Unifying (Quantum) Statistical and Parametrized (Quantum) Algorithms

TL;DR

This paper introduces a unified framework bridging classical and quantum learning paradigms, providing new insights into the complexity and learnability of quantum states and machine learning tasks using evaluation oracles.

Contribution

It develops a novel framework connecting statistical and parametrized quantum algorithms, establishing lower bounds and characterizing query complexity in quantum learning.

Findings

Extended learnability results from SQ to QSQ for quantum circuit outputs.

Identified exponential separations in learning stabilizer states with QSQs versus quantum samples.

Provided a new perspective on the hardness of quantum machine learning tasks.

Abstract

Kearns' statistical query (SQ) oracle (STOC'93) lends a unifying perspective for most classical machine learning algorithms. This ceases to be true in quantum learning, where many settings do not admit, neither an SQ analog nor a quantum statistical query (QSQ) analog. In this work, we take inspiration from Kearns' SQ oracle and Valiant's weak evaluation oracle (TOCT'14) and establish a unified perspective bridging the statistical and parametrized learning paradigms in a novel way.
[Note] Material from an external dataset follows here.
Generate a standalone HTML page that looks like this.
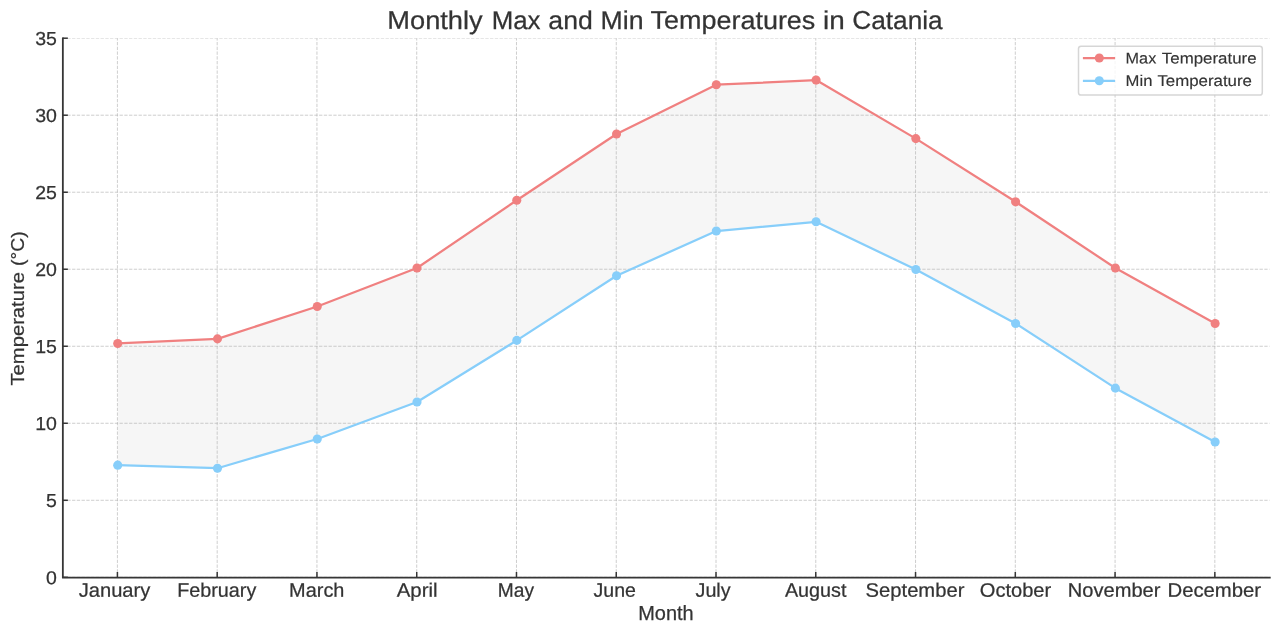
<!DOCTYPE html>
<html lang="en"><head><meta charset="utf-8"><title>Monthly Max and Min Temperatures in Catania</title>
<style>
html,body{margin:0;padding:0;background:#fff;}
body{width:1280px;height:635px;overflow:hidden;}
svg{display:block;}
text{font-family:"Liberation Sans",sans-serif;fill:#333333;}
.grid line{stroke:#b0b0b0;stroke-width:0.95;stroke-opacity:0.66;stroke-dasharray:3.32 1.43;}
.tick line{stroke:#363636;stroke-width:1.5;}
.txt{opacity:0.999;}
.txt text{stroke:#333333;stroke-width:0.25px;}
.tl{font-size:19.5px;}
.yl{font-size:19.2px;}
.tn{font-size:18.8px;}
.lg{font-size:15.6px;}
.tt{font-size:25.6px;}
.txt text.lg{stroke-width:0.15px;}
</style></head><body>
<svg width="1280" height="635" viewBox="0 0 1280 635">
<rect x="0" y="0" width="1280" height="635" fill="#ffffff"/>
<polygon fill="#f6f6f6" points="117.72,343.48 217.49,338.86 317.25,306.51 417.02,268 516.78,200.23 616.54,134 716.31,84.71 816.07,80.09 915.84,138.62 1015.6,201.77 1115.37,268 1215.13,323.45 1215.13,442.05 1115.37,388.14 1015.6,323.45 915.84,269.54 816.07,221.79 716.31,231.04 616.54,275.7 516.78,340.4 417.02,402.01 317.25,438.97 217.49,468.24 117.72,465.16"/>
<clipPath id="axclip"><rect x="62.55" y="38.2" width="1207.15" height="539.1"/></clipPath>
<g class="grid" clip-path="url(#axclip)">
<line x1="117.42" y1="577.3" x2="117.42" y2="38.2"/>
<line x1="217.19" y1="577.3" x2="217.19" y2="38.2"/>
<line x1="316.95" y1="577.3" x2="316.95" y2="38.2"/>
<line x1="416.72" y1="577.3" x2="416.72" y2="38.2"/>
<line x1="516.48" y1="577.3" x2="516.48" y2="38.2"/>
<line x1="616.25" y1="577.3" x2="616.25" y2="38.2"/>
<line x1="716.01" y1="577.3" x2="716.01" y2="38.2"/>
<line x1="815.77" y1="577.3" x2="815.77" y2="38.2"/>
<line x1="915.54" y1="577.3" x2="915.54" y2="38.2"/>
<line x1="1015.3" y1="577.3" x2="1015.3" y2="38.2"/>
<line x1="1115.07" y1="577.3" x2="1115.07" y2="38.2"/>
<line x1="1214.84" y1="577.3" x2="1214.84" y2="38.2"/>
<line x1="62.55" y1="577.3" x2="1269.7" y2="577.3"/>
<line x1="62.55" y1="500.29" x2="1269.7" y2="500.29"/>
<line x1="62.55" y1="423.27" x2="1269.7" y2="423.27"/>
<line x1="62.55" y1="346.26" x2="1269.7" y2="346.26"/>
<line x1="62.55" y1="269.24" x2="1269.7" y2="269.24"/>
<line x1="62.55" y1="192.23" x2="1269.7" y2="192.23"/>
<line x1="62.55" y1="115.21" x2="1269.7" y2="115.21"/>
<line x1="62.55" y1="38.2" x2="1269.7" y2="38.2"/>
</g>
<polyline fill="none" stroke="#f08080" stroke-width="2.25" stroke-linejoin="round" stroke-linecap="butt" points="117.72,343.48 217.49,338.86 317.25,306.51 417.02,268 516.78,200.23 616.54,134 716.31,84.71 816.07,80.09 915.84,138.62 1015.6,201.77 1115.37,268 1215.13,323.45"/>
<g fill="#f08080">
<circle cx="117.72" cy="343.48" r="4.55"/>
<circle cx="217.49" cy="338.86" r="4.55"/>
<circle cx="317.25" cy="306.51" r="4.55"/>
<circle cx="417.02" cy="268" r="4.55"/>
<circle cx="516.78" cy="200.23" r="4.55"/>
<circle cx="616.54" cy="134" r="4.55"/>
<circle cx="716.31" cy="84.71" r="4.55"/>
<circle cx="816.07" cy="80.09" r="4.55"/>
<circle cx="915.84" cy="138.62" r="4.55"/>
<circle cx="1015.6" cy="201.77" r="4.55"/>
<circle cx="1115.37" cy="268" r="4.55"/>
<circle cx="1215.13" cy="323.45" r="4.55"/>
</g>
<polyline fill="none" stroke="#87cefa" stroke-width="2.25" stroke-linejoin="round" stroke-linecap="butt" points="117.72,465.16 217.49,468.24 317.25,438.97 417.02,402.01 516.78,340.4 616.54,275.7 716.31,231.04 816.07,221.79 915.84,269.54 1015.6,323.45 1115.37,388.14 1215.13,442.05"/>
<g fill="#87cefa">
<circle cx="117.72" cy="465.16" r="4.55"/>
<circle cx="217.49" cy="468.24" r="4.55"/>
<circle cx="317.25" cy="438.97" r="4.55"/>
<circle cx="417.02" cy="402.01" r="4.55"/>
<circle cx="516.78" cy="340.4" r="4.55"/>
<circle cx="616.54" cy="275.7" r="4.55"/>
<circle cx="716.31" cy="231.04" r="4.55"/>
<circle cx="816.07" cy="221.79" r="4.55"/>
<circle cx="915.84" cy="269.54" r="4.55"/>
<circle cx="1015.6" cy="323.45" r="4.55"/>
<circle cx="1115.37" cy="388.14" r="4.55"/>
<circle cx="1215.13" cy="442.05" r="4.55"/>
</g>
<g class="tick">
<line x1="117.42" y1="577.3" x2="117.42" y2="572"/>
<line x1="217.19" y1="577.3" x2="217.19" y2="572"/>
<line x1="316.95" y1="577.3" x2="316.95" y2="572"/>
<line x1="416.72" y1="577.3" x2="416.72" y2="572"/>
<line x1="516.48" y1="577.3" x2="516.48" y2="572"/>
<line x1="616.25" y1="577.3" x2="616.25" y2="572"/>
<line x1="716.01" y1="577.3" x2="716.01" y2="572"/>
<line x1="815.77" y1="577.3" x2="815.77" y2="572"/>
<line x1="915.54" y1="577.3" x2="915.54" y2="572"/>
<line x1="1015.3" y1="577.3" x2="1015.3" y2="572"/>
<line x1="1115.07" y1="577.3" x2="1115.07" y2="572"/>
<line x1="1214.84" y1="577.3" x2="1214.84" y2="572"/>
<line x1="62.55" y1="577.3" x2="67.85" y2="577.3"/>
<line x1="62.55" y1="500.29" x2="67.85" y2="500.29"/>
<line x1="62.55" y1="423.27" x2="67.85" y2="423.27"/>
<line x1="62.55" y1="346.26" x2="67.85" y2="346.26"/>
<line x1="62.55" y1="269.24" x2="67.85" y2="269.24"/>
<line x1="62.55" y1="192.23" x2="67.85" y2="192.23"/>
<line x1="62.55" y1="115.21" x2="67.85" y2="115.21"/>
<line x1="62.55" y1="38.2" x2="67.85" y2="38.2"/>
</g>
<path d="M62.85 37.45 V577.55 H1270.7" fill="none" stroke="#363636" stroke-width="1.8" stroke-linecap="butt" stroke-linejoin="miter"/>
<rect x="1078.5" y="46.2" width="183.8" height="48.9" rx="2.6" ry="2.6" fill="#ffffff" fill-opacity="0.8" stroke="#cccccc" stroke-opacity="0.8" stroke-width="1.5"/>
<line x1="1082.9" y1="58.05" x2="1115.1" y2="58.05" stroke="#f08080" stroke-width="2.25"/>
<circle cx="1099.3" cy="58.05" r="4.55" fill="#f08080"/>
<line x1="1082.9" y1="80.8" x2="1115.1" y2="80.8" stroke="#87cefa" stroke-width="2.25"/>
<circle cx="1099.3" cy="80.8" r="4.55" fill="#87cefa"/>
<g class="txt">
<text class="tn" transform="rotate(0.03 51.51 584.15)" x="51.51" y="584.15" text-anchor="middle" textLength="10.83" lengthAdjust="spacingAndGlyphs">0</text>
<text class="tn" transform="rotate(0.03 51.51 507.14)" x="51.51" y="507.14" text-anchor="middle" textLength="10.83" lengthAdjust="spacingAndGlyphs">5</text>
<text class="tn" transform="rotate(0.03 46.09 430.12)" x="46.09" y="430.12" text-anchor="middle" textLength="21.67" lengthAdjust="spacingAndGlyphs">10</text>
<text class="tn" transform="rotate(0.03 46.09 353.11)" x="46.09" y="353.11" text-anchor="middle" textLength="21.67" lengthAdjust="spacingAndGlyphs">15</text>
<text class="tn" transform="rotate(0.03 46.09 276.09)" x="46.09" y="276.09" text-anchor="middle" textLength="21.67" lengthAdjust="spacingAndGlyphs">20</text>
<text class="tn" transform="rotate(0.03 46.09 199.08)" x="46.09" y="199.08" text-anchor="middle" textLength="21.67" lengthAdjust="spacingAndGlyphs">25</text>
<text class="tn" transform="rotate(0.03 46.09 122.06)" x="46.09" y="122.06" text-anchor="middle" textLength="21.67" lengthAdjust="spacingAndGlyphs">30</text>
<text class="tn" transform="rotate(0.03 46.09 45.05)" x="46.09" y="45.05" text-anchor="middle" textLength="21.67" lengthAdjust="spacingAndGlyphs">35</text>
<text class="tl" transform="rotate(0.03 114.5 596.8)" x="114.5" y="596.8" text-anchor="middle" textLength="71.58" lengthAdjust="spacingAndGlyphs">January</text>
<text class="tl" transform="rotate(0.03 216.78 596.8)" x="216.78" y="596.8" text-anchor="middle" textLength="78.95" lengthAdjust="spacingAndGlyphs">February</text>
<text class="tl" transform="rotate(0.03 316.78 596.8)" x="316.78" y="596.8" text-anchor="middle" textLength="55.29" lengthAdjust="spacingAndGlyphs">March</text>
<text class="tl" transform="rotate(0.03 417.17 596.8)" x="417.17" y="596.8" text-anchor="middle" textLength="40.83" lengthAdjust="spacingAndGlyphs">April</text>
<text class="tl" transform="rotate(0.03 515.91 596.8)" x="515.91" y="596.8" text-anchor="middle" textLength="36.17" lengthAdjust="spacingAndGlyphs">May</text>
<text class="tl" transform="rotate(0.03 614.78 596.8)" x="614.78" y="596.8" text-anchor="middle" textLength="42.33" lengthAdjust="spacingAndGlyphs">June</text>
<text class="tl" transform="rotate(0.03 713.08 596.8)" x="713.08" y="596.8" text-anchor="middle" textLength="35.1" lengthAdjust="spacingAndGlyphs">July</text>
<text class="tl" transform="rotate(0.03 815.65 596.8)" x="815.65" y="596.8" text-anchor="middle" textLength="61.48" lengthAdjust="spacingAndGlyphs">August</text>
<text class="tl" transform="rotate(0.03 915 596.8)" x="915" y="596.8" text-anchor="middle" textLength="98.79" lengthAdjust="spacingAndGlyphs">September</text>
<text class="tl" transform="rotate(0.03 1015.49 596.8)" x="1015.49" y="596.8" text-anchor="middle" textLength="71.34" lengthAdjust="spacingAndGlyphs">October</text>
<text class="tl" transform="rotate(0.03 1114.13 596.8)" x="1114.13" y="596.8" text-anchor="middle" textLength="92.52" lengthAdjust="spacingAndGlyphs">November</text>
<text class="tl" transform="rotate(0.03 1214.31 596.8)" x="1214.31" y="596.8" text-anchor="middle" textLength="93.61" lengthAdjust="spacingAndGlyphs">December</text>
<text class="tl" transform="rotate(0.03 665.97 620.4)" x="665.97" y="620.4" text-anchor="middle" textLength="55.44" lengthAdjust="spacingAndGlyphs">Month</text>
<text class="yl" transform="translate(24.3 328.8) rotate(-90)" x="0" y="0" text-anchor="middle" textLength="113.46" lengthAdjust="spacingAndGlyphs">Temperature</text>
<text class="yl" transform="translate(24.3 248.64) rotate(-90)" x="0" y="0" text-anchor="middle" textLength="34.57" lengthAdjust="spacingAndGlyphs">(°C)</text>
<text class="tt" transform="rotate(0.03 434.99 28.9)" x="434.99" y="28.9" text-anchor="middle" textLength="95.37" lengthAdjust="spacingAndGlyphs">Monthly</text>
<text class="tt" transform="rotate(0.03 516.1 28.9)" x="516.1" y="28.9" text-anchor="middle" textLength="48.86" lengthAdjust="spacingAndGlyphs">Max</text>
<text class="tt" transform="rotate(0.03 570.6 28.9)" x="570.6" y="28.9" text-anchor="middle" textLength="44.43" lengthAdjust="spacingAndGlyphs">and</text>
<text class="tt" transform="rotate(0.03 621.98 28.9)" x="621.98" y="28.9" text-anchor="middle" textLength="42.99" lengthAdjust="spacingAndGlyphs">Min</text>
<text class="tt" transform="rotate(0.03 732.92 28.9)" x="732.92" y="28.9" text-anchor="middle" textLength="164.86" lengthAdjust="spacingAndGlyphs">Temperatures</text>
<text class="tt" transform="rotate(0.03 833.92 28.9)" x="833.92" y="28.9" text-anchor="middle" textLength="21.69" lengthAdjust="spacingAndGlyphs">in</text>
<text class="tt" transform="rotate(0.03 897.51 28.9)" x="897.51" y="28.9" text-anchor="middle" textLength="90.43" lengthAdjust="spacingAndGlyphs">Catania</text>
<text class="lg" transform="rotate(0.03 1140.94 63.45)" x="1140.94" y="63.45" text-anchor="middle" textLength="30.69" lengthAdjust="spacingAndGlyphs">Max</text>
<text class="lg" transform="rotate(0.03 1209.19 63.45)" x="1209.19" y="63.45" text-anchor="middle" textLength="94.68" lengthAdjust="spacingAndGlyphs">Temperature</text>
<text class="lg" transform="rotate(0.03 1139.08 86.05)" x="1139.08" y="86.05" text-anchor="middle" textLength="26.88" lengthAdjust="spacingAndGlyphs">Min</text>
<text class="lg" transform="rotate(0.03 1204.66 86.05)" x="1204.66" y="86.05" text-anchor="middle" textLength="94.53" lengthAdjust="spacingAndGlyphs">Temperature</text>
</g>
</svg>
</body></html>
We explore the problem of learning from an evaluation oracle, which provides an estimate of function values, and introduce an extensive yet intuitive framework that yields unconditional lower bounds for learning from evaluation queries and characterizes the query complexity for learning linear function classes. The framework is directly applicable to the QSQ setting and virtually all algorithms based on loss function optimization. Our first application is to extend prior results on the learnability of output distributions of quantum circuits and Clifford unitaries from the SQ to the (multi-copy) QSQ setting, implying exponential separations between learning stabilizer states from (multi-copy) QSQs versus from quantum samples. Our second application is to analyze some popular quantum machine learning (QML) settings. We gain an intuitive picture of the hardness of many QML tasks which goes beyond existing methods such as barren plateaus and the statistical dimension, and contains crucial setting-dependent implications. Our framework not only unifies the perspective of cost concentration with that of the statistical dimension in a unified language but exposes their connectedness and similarity.